Arrays provide the facility for grouping related data items of the same type into a single object. However, sometimes we need to group related data items of different types. An example is the inventory record of a stock item that groups together its item number, price, quantity in stock, reorder level etc. In order to handle such situations, C provides a data type, called structures, that allows a fixed number of data items, possibly of different types to be treated as a single object. It is used to group all related information into one variable.

Basics of Structures

Structure is a collection of logically related data items grouped together under a single name, called a structure tag. The data items that make up a structure are called its members or fields, and can be of different types.

The general format for defining a structure is:

struct tag_name 
{ 
   data_type member1; 
   data_type member2; 
   ... 
};

where,
struct: A keyword that introduces a structure definition.
Tag_name: The name of the structure
member1, member2: Set of type of declarations for the member data items that make up the structure.

For example, the structure for the inventory record of a stock item may be defined as:

struct item 
{ 
   int itemno; 
   float price; 
   float quantity; 
   int reorderlevel; 
}; 

Consider another example, of a book database consisting of book name, author, number of pages and price. To hold the book information, the structure can be defined as follows:

struct book_bank 
{ 
   char title[15]; 
   char author[10]; 
   int pages; 
   float price; 
}; 

The above declaration does not declare any variables. It simply describes a format called template to represent information as shown below:

struct book_bank 
title       array of 15 characters 
author      array of 10 characters 
pages       integer 
price       float

The following figure illustrates the composition of this book database schematically.

Structure for a book

All the members of a structure can be of the same type, as in the following definition of the structure date.

struct date 
{ 
   int day,month,year; 
};

Declaration of individual members of a structure

The individual members of a structure may be any of the data types (such as int, float, etc.), pointers, arrays or even other structures. The individual members of a structure may be any of the data types (such as int, float, etc.), pointers, arrays or even other structures.
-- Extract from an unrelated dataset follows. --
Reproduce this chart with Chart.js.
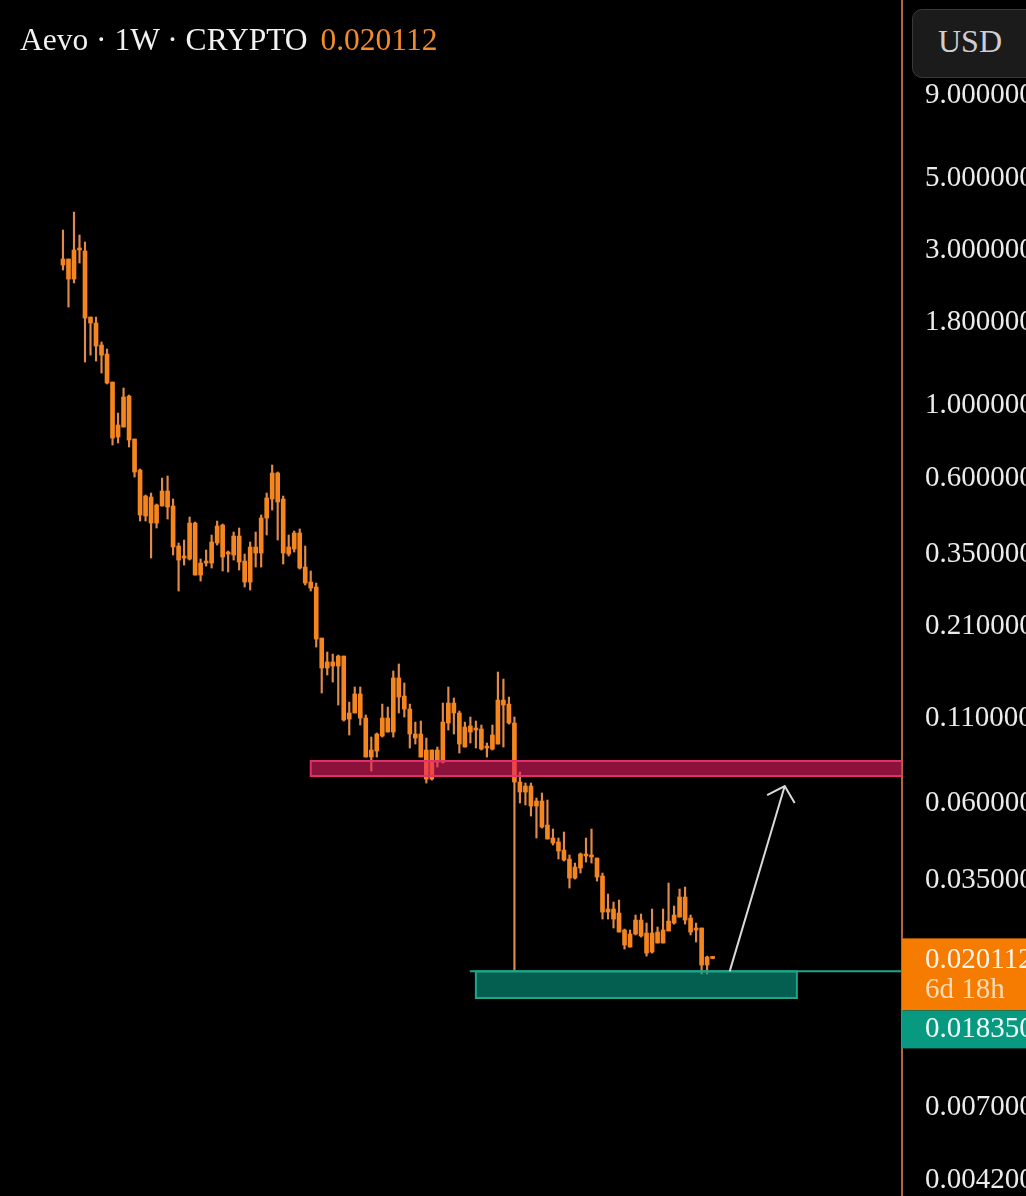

Individual members cannot be initialized inside the structure declaration.

Structure variables

A structure definition defines a new type, and variables of this type can be declared in the following ways:
In the structure declaration: By including a list of variable names between the right brace and the termination semicolon in the structure definition.
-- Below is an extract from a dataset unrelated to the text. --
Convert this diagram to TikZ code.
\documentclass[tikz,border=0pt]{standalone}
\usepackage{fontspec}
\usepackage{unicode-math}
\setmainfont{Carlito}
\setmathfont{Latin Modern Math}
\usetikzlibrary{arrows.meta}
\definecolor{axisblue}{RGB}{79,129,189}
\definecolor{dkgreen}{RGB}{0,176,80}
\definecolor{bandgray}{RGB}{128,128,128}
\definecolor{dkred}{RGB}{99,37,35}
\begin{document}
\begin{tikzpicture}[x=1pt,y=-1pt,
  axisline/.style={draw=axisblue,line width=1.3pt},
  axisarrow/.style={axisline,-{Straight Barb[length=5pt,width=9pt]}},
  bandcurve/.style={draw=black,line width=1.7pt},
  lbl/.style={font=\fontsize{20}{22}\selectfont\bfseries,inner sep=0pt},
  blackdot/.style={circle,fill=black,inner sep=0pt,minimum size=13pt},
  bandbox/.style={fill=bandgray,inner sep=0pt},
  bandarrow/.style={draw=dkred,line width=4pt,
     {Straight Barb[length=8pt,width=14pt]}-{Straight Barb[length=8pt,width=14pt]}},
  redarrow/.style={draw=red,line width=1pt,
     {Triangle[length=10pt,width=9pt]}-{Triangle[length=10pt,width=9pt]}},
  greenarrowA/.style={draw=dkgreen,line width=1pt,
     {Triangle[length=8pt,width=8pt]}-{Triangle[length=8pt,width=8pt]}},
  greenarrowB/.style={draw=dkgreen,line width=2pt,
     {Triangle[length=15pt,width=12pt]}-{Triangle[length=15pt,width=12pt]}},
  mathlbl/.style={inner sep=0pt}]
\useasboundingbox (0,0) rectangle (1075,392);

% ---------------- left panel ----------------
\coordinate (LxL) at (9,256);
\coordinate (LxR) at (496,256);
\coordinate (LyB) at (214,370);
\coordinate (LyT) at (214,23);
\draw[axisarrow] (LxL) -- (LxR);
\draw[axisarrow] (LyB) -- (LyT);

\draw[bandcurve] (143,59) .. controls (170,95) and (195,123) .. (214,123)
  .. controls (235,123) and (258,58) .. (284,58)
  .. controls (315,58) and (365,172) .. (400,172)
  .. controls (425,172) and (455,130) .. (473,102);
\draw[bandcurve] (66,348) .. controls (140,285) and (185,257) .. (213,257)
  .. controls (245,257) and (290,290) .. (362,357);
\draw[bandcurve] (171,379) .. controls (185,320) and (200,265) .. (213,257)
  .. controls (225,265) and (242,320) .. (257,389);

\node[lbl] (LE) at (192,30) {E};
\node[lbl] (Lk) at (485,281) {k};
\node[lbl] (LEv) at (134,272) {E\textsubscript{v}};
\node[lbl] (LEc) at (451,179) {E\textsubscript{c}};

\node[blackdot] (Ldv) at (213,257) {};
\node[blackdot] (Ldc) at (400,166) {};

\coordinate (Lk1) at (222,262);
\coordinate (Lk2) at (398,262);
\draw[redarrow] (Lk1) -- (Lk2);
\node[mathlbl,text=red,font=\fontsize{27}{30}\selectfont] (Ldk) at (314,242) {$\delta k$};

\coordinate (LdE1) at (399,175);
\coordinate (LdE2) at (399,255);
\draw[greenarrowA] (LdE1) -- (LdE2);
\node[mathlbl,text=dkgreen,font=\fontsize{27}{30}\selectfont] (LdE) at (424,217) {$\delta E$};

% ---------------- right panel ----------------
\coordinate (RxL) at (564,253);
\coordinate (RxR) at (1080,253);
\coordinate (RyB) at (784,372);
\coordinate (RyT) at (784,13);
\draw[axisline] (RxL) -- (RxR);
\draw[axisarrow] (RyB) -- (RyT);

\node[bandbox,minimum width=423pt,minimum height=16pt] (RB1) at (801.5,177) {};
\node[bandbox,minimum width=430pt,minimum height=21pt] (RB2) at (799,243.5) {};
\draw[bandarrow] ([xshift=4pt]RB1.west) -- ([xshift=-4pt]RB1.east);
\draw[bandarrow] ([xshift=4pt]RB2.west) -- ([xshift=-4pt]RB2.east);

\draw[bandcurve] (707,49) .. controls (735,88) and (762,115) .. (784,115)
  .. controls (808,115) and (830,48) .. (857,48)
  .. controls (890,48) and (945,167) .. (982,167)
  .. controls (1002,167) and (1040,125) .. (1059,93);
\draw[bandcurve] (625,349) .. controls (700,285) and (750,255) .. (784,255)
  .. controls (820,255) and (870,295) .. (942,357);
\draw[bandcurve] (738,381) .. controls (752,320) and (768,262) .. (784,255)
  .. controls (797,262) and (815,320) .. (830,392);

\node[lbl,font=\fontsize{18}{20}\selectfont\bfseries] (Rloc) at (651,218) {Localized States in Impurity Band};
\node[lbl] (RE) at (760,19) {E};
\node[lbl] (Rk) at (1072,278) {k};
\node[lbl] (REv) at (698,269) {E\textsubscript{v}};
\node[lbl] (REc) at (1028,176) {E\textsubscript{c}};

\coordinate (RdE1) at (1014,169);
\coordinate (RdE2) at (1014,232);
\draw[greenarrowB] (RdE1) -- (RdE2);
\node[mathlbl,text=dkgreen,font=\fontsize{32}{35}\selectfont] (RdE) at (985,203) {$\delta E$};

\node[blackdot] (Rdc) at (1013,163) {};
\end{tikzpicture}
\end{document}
For example, the declaration:

struct student 
{ 
   int rollno; 
   char subject[10]; 
   float marks; 
} student1, student2; 

declares student1, student2 to be variables of type struct student. If other variables of the structure are not required, the tag name student can be omitted as shown below:

struct 
{ 
   int rollno; 
   char name[10]; 
   float marks; 
} student1, student2;

Using the structure tag

The structure tag can be thought of as the name of the type introduced by the structure definition and variables can also be declared to be of a particular structure type by a declaration of the form:

struct tag variable-list; 

For example,

struct student student1,student2; 

declares student1 and student2 to be variables of type struct student.

Structure Initilization

A variable of particular structure type can be initialized by following its definition with an initializer for the corresponding structure type. Initializer contains initial values for components of the structure, placed within curly braces and separated by commas. Thus, the declaration:

struct date 
{ 
   int day,month,year; 
}independence={15,8,1947}; 

initializes the member variables day, month and year of the structure variable independence to 15, 8 and 1947 respectively.

The declaration:

struct date republic ={26,1,1950};

initializes the member variables day, month and year of the structure variable republic to 26, 1 and 1950 respectively. Considering the structure definition student (defined in 8.1.2), the declaration

struct student student1={1,”Ashwini”,98.5};

Initializes the member variables rollno, name and marks of the structure variable student1 to 1, “Ashwini” and 98.5 respectively. If there are fewer initializers than that of member variables in the structure, the remaining member variables are initialized to zero.

Thus the initialization:

struct date newyear={1,1};

is same as:

struct date newyear={1,1,0}; 

Accessing structure members

With the help of dot operator(.), individual elements of a structure can be accessed and the syntax is of the form:

structure-variable.member-name; 

Thus to refer to name of the structure student, we can use:

The statements,

struct date emp;
emp.day=28;
emp.month=7; 
emp.year=1969;

set the values of the member variables day, month and year within the variable emp to 28, 7 and 1969 respectively and the statement.

struct date today; 
if(today.day==1&&today.month==1) 
    printf(“Happy New Year”);

tests the values of day and month to check if both are 1 and if so, prints the message. The elements of a structure are always stored in contiguous memory locations. It is shown below:

c structures

Following are some example given using structures:

/* Program to print the date using structure variable */
# include<stdio.h>
void main(void) 
{ 
struct date 
{ 
    char month[15]; 
    int day,year; 
}; 
struct date today; 
today.day=11; 

printf(“Enter Month : ”); 
scanf(“%[^n]”,today.month); 
today.year=1998; 
printf(“nToday’s date is %d-%s-%d n”, today.day,today.month,today.year); 
} 
*** str.h *** 
struct date 
{ 
int month,day,year; 
};
/* Program to print the date using structure variable */
#include<stdio.h>
 # include “str.h” 
 void main(void) 
 { 
    struct date today; 
    struct date tomorrow; 
    static int day_month[12]= {31,28,31,30,31,30,31,31,30,31,30,31}; 
    printf(“Enter Today’s date (dd:mm:yy): ”); 
    scanf(“%d%d%d”,&today.day,&today.month,&today.year); 
    if(today.day > day_month[today.month-1]) 
    { 
        printf(“n Invalid Date n”); 
        exit(0); 
    } 
    if(today.day!=day_month[today.month-1]) 
    { 
        tomorrow.day=today.day+1; 
        tomorrow.month=today.month; 
        tomorrow.year=today.year; 
    } 
    else if(today.month==12) 
    { 
        tomorrow.day=1; 
        tomorrow.month=1; 
        tomorrow.year=today.year+1; 
    } 
    else 
    { 
        tomorrow.day=1; 
        tomorrow.month= today.month+1; 
        tomorrow.year=today.year; 
    } 
    printf(“n Tomorrow’s date is %d-%d-%d n”, tomorrow.day,tomorrow.month,tomorrow.year); 
}

One structure can be copied to another structure of same type directly using the assignment operator as well as element by element basis like arrays.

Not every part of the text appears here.